__Set problem__
Leave out the pictures, then reproduce the rest of the material exactly.

__Provided material__
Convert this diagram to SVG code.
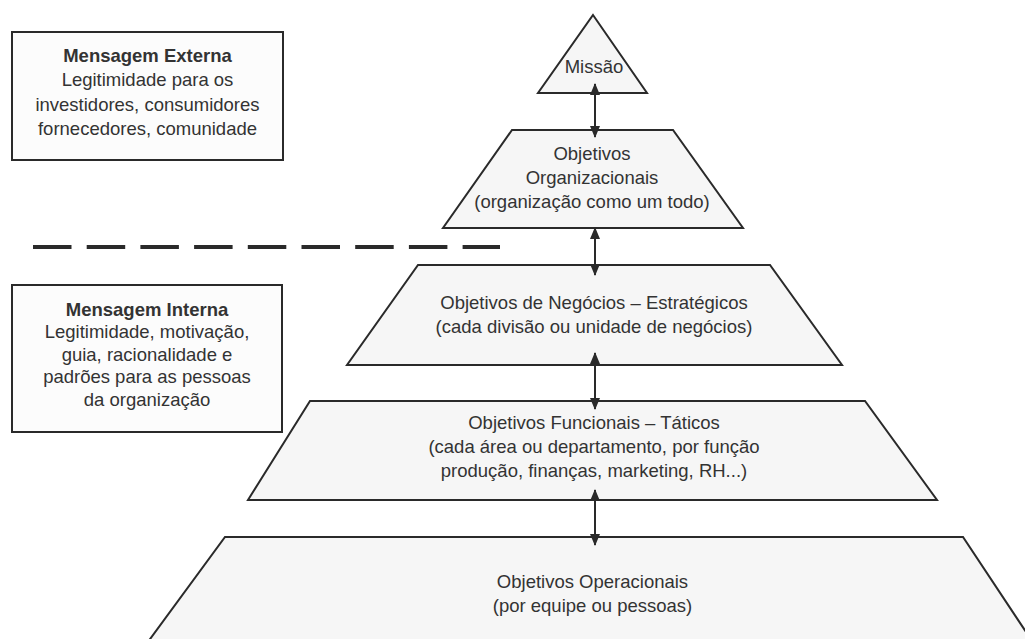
<svg xmlns="http://www.w3.org/2000/svg" width="1025" height="639" viewBox="0 0 1025 639">
  <defs>
    <style>
      .shape { fill: #f6f6f6; stroke: #2a2a2a; stroke-width: 2; stroke-linejoin: miter; }
      .box { fill: #fcfcfc; stroke: #2a2a2a; stroke-width: 2; }
      .t { font-family: "Liberation Sans", Arial, sans-serif; font-size: 18.5px; fill: #333333; text-anchor: middle; }
      .b { font-weight: bold; }
      .conn { stroke: #2a2a2a; stroke-width: 2; fill: none; marker-start: url(#ah); marker-end: url(#ah); }
    </style>
    <marker id="ah" viewBox="0 0 12 10" refX="11" refY="5" markerWidth="12" markerHeight="10" markerUnits="userSpaceOnUse" orient="auto-start-reverse">
      <path d="M0,0 L12,5 L0,10 Z" fill="#2a2a2a"/>
    </marker>
  </defs>
  <rect width="1025" height="639" fill="#ffffff"/>

  <g id="msg-externa">
    <rect class="box" x="12" y="32" width="271" height="128"/>
    <text class="t b" x="147.5" y="62">Mensagem Externa</text>
    <text class="t" x="147.5" y="86">Legitimidade para os</text>
    <text class="t" x="147.5" y="111">investidores, consumidores</text>
    <text class="t" x="147.5" y="135">fornecedores, comunidade</text>
  </g>

  <g id="separador">
    <line x1="33" y1="247" x2="500" y2="247" stroke="#2a2a2a" stroke-width="4" stroke-dasharray="38.5 15.2"/>
  </g>

  <g id="msg-interna">
    <rect class="box" x="12" y="285" width="270" height="147"/>
    <text class="t b" x="147" y="316">Mensagem Interna</text>
    <text class="t" x="147" y="338">Legitimidade, motivação,</text>
    <text class="t" x="147" y="361">guia, racionalidade e</text>
    <text class="t" x="147" y="383">padrões para as pessoas</text>
    <text class="t" x="147" y="406">da organização</text>
  </g>

  <g id="missao">
    <polygon class="shape" points="593,15 647,93 538,93"/>
    <text class="t" x="594" y="73">Missão</text>
  </g>

  <g id="obj-organizacionais">
    <polygon class="shape" points="512,130 673,130 743,228 443,228"/>
    <text class="t" x="592" y="160">Objetivos</text>
    <text class="t" x="592" y="184">Organizacionais</text>
    <text class="t" x="592" y="208">(organização como um todo)</text>
  </g>

  <g id="obj-negocios">
    <polygon class="shape" points="418,265 770,265 842,365 347,365"/>
    <text class="t" x="594" y="309">Objetivos de Negócios – Estratégicos</text>
    <text class="t" x="594" y="333">(cada divisão ou unidade de negócios)</text>
  </g>

  <g id="obj-funcionais">
    <polygon class="shape" points="310,401 865,401 937,500 248,500"/>
    <text class="t" x="594" y="429">Objetivos Funcionais – Táticos</text>
    <text class="t" x="594" y="453">(cada área ou departamento, por função</text>
    <text class="t" x="594" y="477">produção, finanças, marketing, RH...)</text>
  </g>

  <g id="obj-operacionais">
    <polygon class="shape" points="225,537 963,537 1038,650 142,650"/>
    <text class="t" x="592.5" y="588">Objetivos Operacionais</text>
    <text class="t" x="592.5" y="612">(por equipe ou pessoas)</text>
  </g>

  <g id="connectors">
    <line class="conn" x1="595" y1="84" x2="595" y2="137"/>
    <line class="conn" x1="595" y1="228" x2="595" y2="275"/>
    <line class="conn" x1="595" y1="353" x2="595" y2="409"/>
    <line class="conn" x1="595" y1="490" x2="595" y2="545"/>
  </g>
</svg>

__Response to this task__
Convert this diagram to SVG code.
<svg xmlns="http://www.w3.org/2000/svg" width="1025" height="639" viewBox="0 0 1025 639">
  <defs>
    <style>
      .shape { fill: #f6f6f6; stroke: #2a2a2a; stroke-width: 2; stroke-linejoin: miter; }
      .box { fill: #fcfcfc; stroke: #2a2a2a; stroke-width: 2; }
      .t { font-family: "Liberation Sans", Arial, sans-serif; font-size: 18.5px; fill: #333333; text-anchor: middle; }
      .b { font-weight: bold; }
      .conn { stroke: #2a2a2a; stroke-width: 2; fill: none; marker-start: url(#ah); marker-end: url(#ah); }
    </style>
    <marker id="ah" viewBox="0 0 12 10" refX="11" refY="5" markerWidth="12" markerHeight="10" markerUnits="userSpaceOnUse" orient="auto-start-reverse">
      <path d="M0,0 L12,5 L0,10 Z" fill="#2a2a2a"/>
    </marker>
  </defs>
  <rect width="1025" height="639" fill="#ffffff"/>

  <g id="msg-externa">
    <rect class="box" x="12" y="32" width="271" height="128"/>
    <text class="t b" x="147.5" y="62">Mensagem Externa</text>
    <text class="t" x="147.5" y="86">Legitimidade para os</text>
    <text class="t" x="147.5" y="111">investidores, consumidores</text>
    <text class="t" x="147.5" y="135">fornecedores, comunidade</text>
  </g>

  <g id="separador">
    <line x1="33" y1="247" x2="500" y2="247" stroke="#2a2a2a" stroke-width="4" stroke-dasharray="38.5 15.2"/>
  </g>

  <g id="msg-interna">
    <rect class="box" x="12" y="285" width="270" height="147"/>
    <text class="t b" x="147" y="316">Mensagem Interna</text>
    <text class="t" x="147" y="338">Legitimidade, motivação,</text>
    <text class="t" x="147" y="361">guia, racionalidade e</text>
    <text class="t" x="147" y="383">padrões para as pessoas</text>
    <text class="t" x="147" y="406">da organização</text>
  </g>

  <g id="missao">
    <polygon class="shape" points="593,15 647,93 538,93"/>
    <text class="t" x="594" y="73">Missão</text>
  </g>

  <g id="obj-organizacionais">
    <polygon class="shape" points="512,130 673,130 743,228 443,228"/>
    <text class="t" x="592" y="160">Objetivos</text>
    <text class="t" x="592" y="184">Organizacionais</text>
    <text class="t" x="592" y="208">(organização como um todo)</text>
  </g>

  <g id="obj-negocios">
    <polygon class="shape" points="418,265 770,265 842,365 347,365"/>
    <text class="t" x="594" y="309">Objetivos de Negócios – Estratégicos</text>
    <text class="t" x="594" y="333">(cada divisão ou unidade de negócios)</text>
  </g>

  <g id="obj-funcionais">
    <polygon class="shape" points="310,401 865,401 937,500 248,500"/>
    <text class="t" x="594" y="429">Objetivos Funcionais – Táticos</text>
    <text class="t" x="594" y="453">(cada área ou departamento, por função</text>
    <text class="t" x="594" y="477">produção, finanças, marketing, RH...)</text>
  </g>

  <g id="obj-operacionais">
    <polygon class="shape" points="225,537 963,537 1038,650 142,650"/>
    <text class="t" x="592.5" y="588">Objetivos Operacionais</text>
    <text class="t" x="592.5" y="612">(por equipe ou pessoas)</text>
  </g>

  <g id="connectors">
    <line class="conn" x1="595" y1="84" x2="595" y2="137"/>
    <line class="conn" x1="595" y1="228" x2="595" y2="275"/>
    <line class="conn" x1="595" y1="353" x2="595" y2="409"/>
    <line class="conn" x1="595" y1="490" x2="595" y2="545"/>
  </g>
</svg>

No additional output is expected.